Busy Days for Freestyle Fiddler Darol Anger
Darol Anger is on a roll. The award-winning freestyle fiddler has several new projects in the works, leaving one to wonder where he finds the time to complete them all. In January, Anger started lining up players for Cape Breton fiddler Natalie MacMaster's next album, a big-name Nashville session for which Anger was serving as producer this spring.
In February, he marked 23 years of collaboration with mandolinist and guitarist Mike Marshall (with whom he played in the David Grisman Quintet) with the release of the acoustic-concert CD At Home and on the Range (Compass). In March, the roots music super group Fiddlers 4—fiddlers Anger, Michael Doucet of Beausoleil, and Bruce Molsky, plus cello phenom Rushad Eggleston—released its much-anticipated eponymous debut disc on the Compass label, featuring tracks that range from Appalachian folk tunes to chamber music.
Fiddlers 4 hit the road in April.
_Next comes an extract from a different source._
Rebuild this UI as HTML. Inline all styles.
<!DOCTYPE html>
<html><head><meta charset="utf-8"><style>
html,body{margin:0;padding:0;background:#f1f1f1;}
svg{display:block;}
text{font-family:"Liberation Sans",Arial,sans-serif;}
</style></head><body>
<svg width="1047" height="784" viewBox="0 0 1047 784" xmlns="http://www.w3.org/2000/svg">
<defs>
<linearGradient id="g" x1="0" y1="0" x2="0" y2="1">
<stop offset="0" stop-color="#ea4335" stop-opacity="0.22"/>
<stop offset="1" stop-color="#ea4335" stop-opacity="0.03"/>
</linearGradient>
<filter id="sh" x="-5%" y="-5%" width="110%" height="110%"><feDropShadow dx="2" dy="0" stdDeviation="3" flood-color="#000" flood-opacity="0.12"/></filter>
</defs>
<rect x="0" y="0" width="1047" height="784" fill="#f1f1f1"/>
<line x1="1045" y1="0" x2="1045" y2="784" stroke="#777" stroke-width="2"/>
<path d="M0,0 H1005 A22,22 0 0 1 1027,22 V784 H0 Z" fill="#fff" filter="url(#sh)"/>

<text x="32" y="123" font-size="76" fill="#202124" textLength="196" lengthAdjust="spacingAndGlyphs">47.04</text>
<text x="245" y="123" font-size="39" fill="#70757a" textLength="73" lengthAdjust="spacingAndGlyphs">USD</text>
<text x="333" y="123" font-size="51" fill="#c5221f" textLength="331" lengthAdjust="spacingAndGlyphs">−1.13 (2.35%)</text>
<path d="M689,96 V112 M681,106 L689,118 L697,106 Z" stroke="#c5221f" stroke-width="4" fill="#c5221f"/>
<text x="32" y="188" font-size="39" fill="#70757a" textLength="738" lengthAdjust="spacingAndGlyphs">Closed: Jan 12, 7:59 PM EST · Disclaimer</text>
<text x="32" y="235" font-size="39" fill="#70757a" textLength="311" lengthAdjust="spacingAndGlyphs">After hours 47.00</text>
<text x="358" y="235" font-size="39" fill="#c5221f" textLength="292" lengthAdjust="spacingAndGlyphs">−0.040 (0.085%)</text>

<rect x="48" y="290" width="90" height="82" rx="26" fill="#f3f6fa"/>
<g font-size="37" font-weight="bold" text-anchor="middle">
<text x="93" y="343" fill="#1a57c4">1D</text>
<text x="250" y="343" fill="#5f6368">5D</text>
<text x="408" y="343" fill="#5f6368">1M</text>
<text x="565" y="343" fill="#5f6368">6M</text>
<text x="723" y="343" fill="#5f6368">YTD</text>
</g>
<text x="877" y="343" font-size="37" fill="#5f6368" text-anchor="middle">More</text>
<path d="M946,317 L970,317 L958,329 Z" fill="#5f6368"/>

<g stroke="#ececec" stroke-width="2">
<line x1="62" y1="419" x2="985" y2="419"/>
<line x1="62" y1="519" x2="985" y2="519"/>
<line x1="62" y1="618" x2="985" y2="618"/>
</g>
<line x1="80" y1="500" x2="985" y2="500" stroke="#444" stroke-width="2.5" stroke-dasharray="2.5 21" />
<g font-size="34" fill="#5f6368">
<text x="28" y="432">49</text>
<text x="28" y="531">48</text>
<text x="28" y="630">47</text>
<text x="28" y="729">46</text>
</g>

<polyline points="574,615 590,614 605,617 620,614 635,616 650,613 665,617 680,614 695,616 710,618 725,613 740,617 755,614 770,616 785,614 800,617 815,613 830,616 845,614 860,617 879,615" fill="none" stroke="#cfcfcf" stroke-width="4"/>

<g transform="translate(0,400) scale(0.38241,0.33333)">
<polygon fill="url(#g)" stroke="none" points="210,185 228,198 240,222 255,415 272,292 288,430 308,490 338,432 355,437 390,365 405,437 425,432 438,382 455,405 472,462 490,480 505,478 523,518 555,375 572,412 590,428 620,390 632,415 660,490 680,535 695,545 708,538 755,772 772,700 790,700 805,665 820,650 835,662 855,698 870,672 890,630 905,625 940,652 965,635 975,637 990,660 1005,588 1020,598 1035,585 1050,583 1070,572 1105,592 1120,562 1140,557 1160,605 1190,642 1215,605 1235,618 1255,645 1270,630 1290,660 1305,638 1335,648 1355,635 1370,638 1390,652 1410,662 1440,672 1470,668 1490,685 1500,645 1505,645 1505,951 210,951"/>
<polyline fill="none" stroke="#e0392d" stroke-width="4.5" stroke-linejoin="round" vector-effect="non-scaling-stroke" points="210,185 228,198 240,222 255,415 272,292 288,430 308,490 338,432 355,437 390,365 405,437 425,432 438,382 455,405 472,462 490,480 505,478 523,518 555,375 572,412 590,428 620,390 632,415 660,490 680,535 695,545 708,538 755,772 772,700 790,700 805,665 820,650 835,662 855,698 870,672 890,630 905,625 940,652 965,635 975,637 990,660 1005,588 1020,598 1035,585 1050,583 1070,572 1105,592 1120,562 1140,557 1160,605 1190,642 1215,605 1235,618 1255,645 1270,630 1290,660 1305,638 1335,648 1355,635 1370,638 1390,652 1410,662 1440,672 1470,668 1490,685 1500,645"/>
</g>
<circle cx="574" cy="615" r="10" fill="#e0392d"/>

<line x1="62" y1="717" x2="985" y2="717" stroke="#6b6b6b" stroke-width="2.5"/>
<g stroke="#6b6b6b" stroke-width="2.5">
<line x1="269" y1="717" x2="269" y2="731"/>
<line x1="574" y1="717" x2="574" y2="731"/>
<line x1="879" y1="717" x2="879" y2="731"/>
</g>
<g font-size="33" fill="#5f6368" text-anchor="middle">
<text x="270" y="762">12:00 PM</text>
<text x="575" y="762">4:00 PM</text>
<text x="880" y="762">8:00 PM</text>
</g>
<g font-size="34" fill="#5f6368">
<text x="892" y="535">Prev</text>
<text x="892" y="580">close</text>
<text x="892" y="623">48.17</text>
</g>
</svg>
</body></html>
In the midst of that flurry of activity, Anger also is performing concert dates (including stops at Merlefest and Wintergrass) with the Duo, Psychograss, the Rice/Anger/Marshall/Phillips Quartet, and the red-hot American Fiddle Ensemble (also known as Darol's "laboratory band"), featuring Eggleston, fiddler Brittany Haas, and flatpicking guitar virtuoso Scott Nygaard.
"That latter band blends folk, jazz, and classical styles into what Anger promises will be "a new frontier of American music."
A new recording of piano and violin duets with Newgrange pianist Phillip Aaberg is due later this year and Anger's next jazz CD should be available in the fall. Add to that list youth concerts, clinics, and fiddle camp. Phew!